When she repeats it back to me, I know that she is internalizing it more than me simply repeating myself over and over.
Get creative with discipline
Every child learns differently. Get to know your child and what works most effectively for them. Instead of always sending them to time out, try sending their toys to time out.
In lieu of a spanking for every indiscretion, try taking away a privilege.
Being creative with discipline keeps your kids on their toes, and ensures that the punishment fits the behavior you are trying to address.
We don’t always have to gether as parents–trust me, I sure don’t. Sometimes I make mistakes. I yell too much. I punish the wrong child.
I have bad times. Apologizing models for your children how to handle when you are wrong. Sometimes our kids see us as superhuman, and a simple apology brings it down to earth for them.
And it humbles you.
Monitor their activity online
I cannot say this one enough. Parents got a little scare with the momo challenge and all the kids YouTube stuff. A few years ago I took an Internet safety class. For some reason, we’ve become really trusting of the Internet because the word “kids” or “children’s” is out there.
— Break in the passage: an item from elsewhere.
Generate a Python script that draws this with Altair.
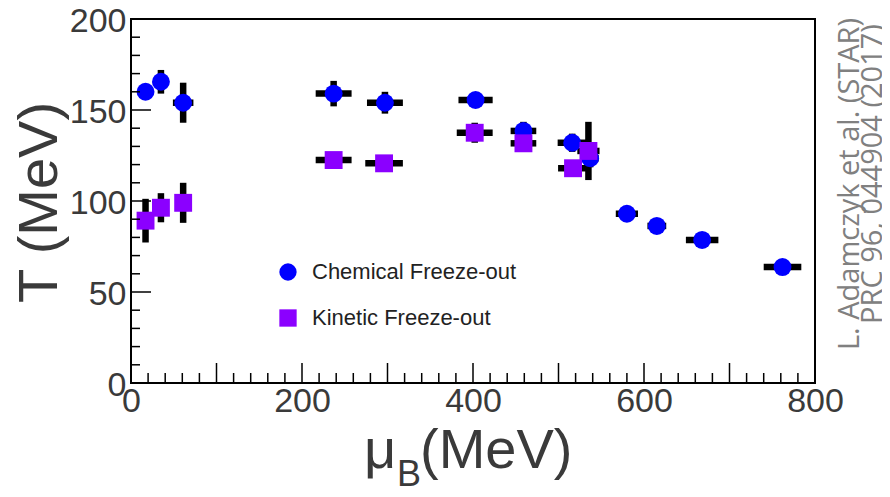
import altair as alt
import pandas as pd

# ---- data ----
chem_mu = [17, 35, 61, 237, 297, 403, 459, 516, 537, 580, 615, 668, 762]
chem_T = [160, 165.5, 154, 159, 154, 155.5, 138.5, 132, 123.5, 93, 86.3, 78.6, 63.7]
chem_xerr = [3, 5, 12, 21, 21, 20, 15, 17, 10, 13, 11, 19, 22]
chem_yerr = [4, 6.5, 11, 7, 6, 4, 5, 5, 5, 3, 3, 3, 3]

kin_mu = [17, 35, 61, 237, 296, 402, 459, 517, 535]
kin_T = [89.2, 96.3, 99, 122.5, 120.7, 137.5, 131.7, 118, 127.5]
kin_xerr = [3, 3, 3, 21, 22, 21, 15, 17.5, 13]
kin_yerr = [12, 8, 11, 3, 3, 5.5, 4, 4, 16]

series_names = ["Chemical Freeze-out", "Kinetic Freeze-out"]
series_colors = ["#0000ff", "#8b00ff"]
series_shapes = ["circle", "square"]

x_labels = [0, 200, 400, 600, 800]
y_labels = [0, 50, 100, 150, 200]
x_major = list(range(0, 801, 100))
x_minor = [v for v in range(0, 801, 20) if v % 100 != 0]
y_major = list(range(0, 201, 50))
y_minor = [v for v in range(0, 201, 10) if v % 50 != 0]

y_title = "T (MeV)"
x_title_main = "μ"
x_title_sub = "B"
x_title_unit = "(MeV)"
ref_line1 = "L. Adamczyk et al. (STAR)"
ref_line2 = "PRC 96, 044904 (2017)"

# ---- tables ----
chem = pd.DataFrame({"mu": chem_mu, "T": chem_T, "xerr": chem_xerr,
                     "yerr": chem_yerr, "series": series_names[0]})
kin = pd.DataFrame({"mu": kin_mu, "T": kin_T, "xerr": kin_xerr,
                    "yerr": kin_yerr, "series": series_names[1]})
df = pd.concat([chem, kin], ignore_index=True)
df["x1"] = df["mu"] - df["xerr"]
df["x2"] = df["mu"] + df["xerr"]
df["y1"] = df["T"] - df["yerr"]
df["y2"] = df["T"] + df["yerr"]

W, H = 684, 364
FONT = "Liberation Sans"
TXT = "#3a3a3a"

xs = alt.Scale(domain=[0, 800], nice=False, zero=False)
ys = alt.Scale(domain=[0, 200], nice=False, zero=False)

xaxis = alt.Axis(values=x_labels, ticks=False, domain=False, grid=False,
                 labelFontSize=34, labelFont=FONT, labelColor=TXT,
                 labelPadding=1, labelFlush=False, format="d")
yaxis = alt.Axis(values=y_labels, ticks=False, domain=False, grid=False,
                 labelFontSize=34, labelFont=FONT, labelColor=TXT,
                 labelPadding=5, labelOffset=2, labelFlush=False, format="d",
                 titleFontSize=56, titleFont=FONT, titleColor=TXT,
                 titleFontWeight="normal", titleAngle=270,
                 titleX=-75, titleY=183, titleAlign="center",
                 titleBaseline="alphabetic")

base = alt.Chart(df)

xbars = base.mark_rule(color="black", strokeWidth=6.5, strokeCap="butt").encode(
    x=alt.X("x1:Q", scale=xs, axis=xaxis, title=""),
    x2="x2:Q",
    y=alt.Y("T:Q", scale=ys, axis=yaxis, title=y_title),
)
ybars = base.mark_rule(color="black", strokeWidth=6.5, strokeCap="butt").encode(
    x=alt.X("mu:Q", scale=xs, title=""),
    y=alt.Y("y1:Q", scale=ys, title=y_title),
    y2="y2:Q",
)

leg = dict(orient="none", legendX=146, legendY=242, title=None,
           labelFontSize=22, labelFont=FONT, labelColor="#222222", labelLimit=0,
           symbolSize=300, symbolStrokeWidth=0, symbolOpacity=1,
           rowPadding=24, labelOffset=13, padding=0)

points = base.mark_point(filled=True, size=320, opacity=1, strokeWidth=0).encode(
    x=alt.X("mu:Q", scale=xs, title=""),
    y=alt.Y("T:Q", scale=ys, title=y_title),
    fill=alt.Fill("series:N", scale=alt.Scale(domain=series_names, range=series_colors),
                  legend=alt.Legend(**leg)),
    shape=alt.Shape("series:N", scale=alt.Scale(domain=series_names, range=series_shapes),
                    legend=alt.Legend(**leg)),
)

def tick_layer(vals, axis, length):
    d = alt.Chart(pd.DataFrame({"v": vals}))
    if axis == "x":
        return d.mark_rule(color="black", strokeWidth=1.5).encode(
            x=alt.X("v:Q", scale=xs, title=""),
            y=alt.value(H), y2=alt.value(H - length))
    return d.mark_rule(color="black", strokeWidth=1.5).encode(
        y=alt.Y("v:Q", scale=ys, title=y_title),
        x=alt.value(0), x2=alt.value(length))

ticks = [tick_layer(x_major, "x", 20), tick_layer(x_minor, "x", 10),
         tick_layer(y_major, "y", 20), tick_layer(y_minor, "y", 9)]

def text_layer(s, x, y, size, align="left", baseline="alphabetic", angle=0,
               font=FONT, color=TXT):
    kw = dict(fontSize=size, font=font, color=color, align=align, baseline=baseline)
    if angle:
        kw["angle"] = angle
    return alt.Chart(pd.DataFrame({"t": [s]})).mark_text(**kw).encode(
        text="t:N", x=alt.value(x), y=alt.value(y))

texts = [
    text_layer(x_title_main, 233, 449, 56),
    text_layer(x_title_sub, 266, 467, 36),
    text_layer(x_title_unit, 289, 449, 56),
    text_layer(ref_line1, 719, 165, 29, align="center", baseline="middle",
               angle=270, font="Open Sans", color="#808080"),
    text_layer(ref_line2, 742, 155, 29, align="center", baseline="middle",
               angle=270, font="Open Sans", color="#808080"),
]

chart = alt.layer(xbars, ybars, points, *ticks, *texts).properties(
    width=W, height=H,
    padding={"left": 123, "top": 11, "right": 67, "bottom": 106},
    autosize=alt.AutoSizeParams(type="none"),
).configure_view(stroke="black", strokeWidth=2)

chart.save("out.html", embed_options={"renderer": "svg", "actions": False})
There are sick people in the world who want to lure children in and are waiting for parents who are not monitoring their children’s activity.
Make sure that you take time to talk your 7-year-old about what to do if they see something inappropriate online. You don’t want them to hide it from you because they are embarrassed. Having these conversations keeps the lines of communications open early so that you can transition smoothly into pre-teen and teenage years.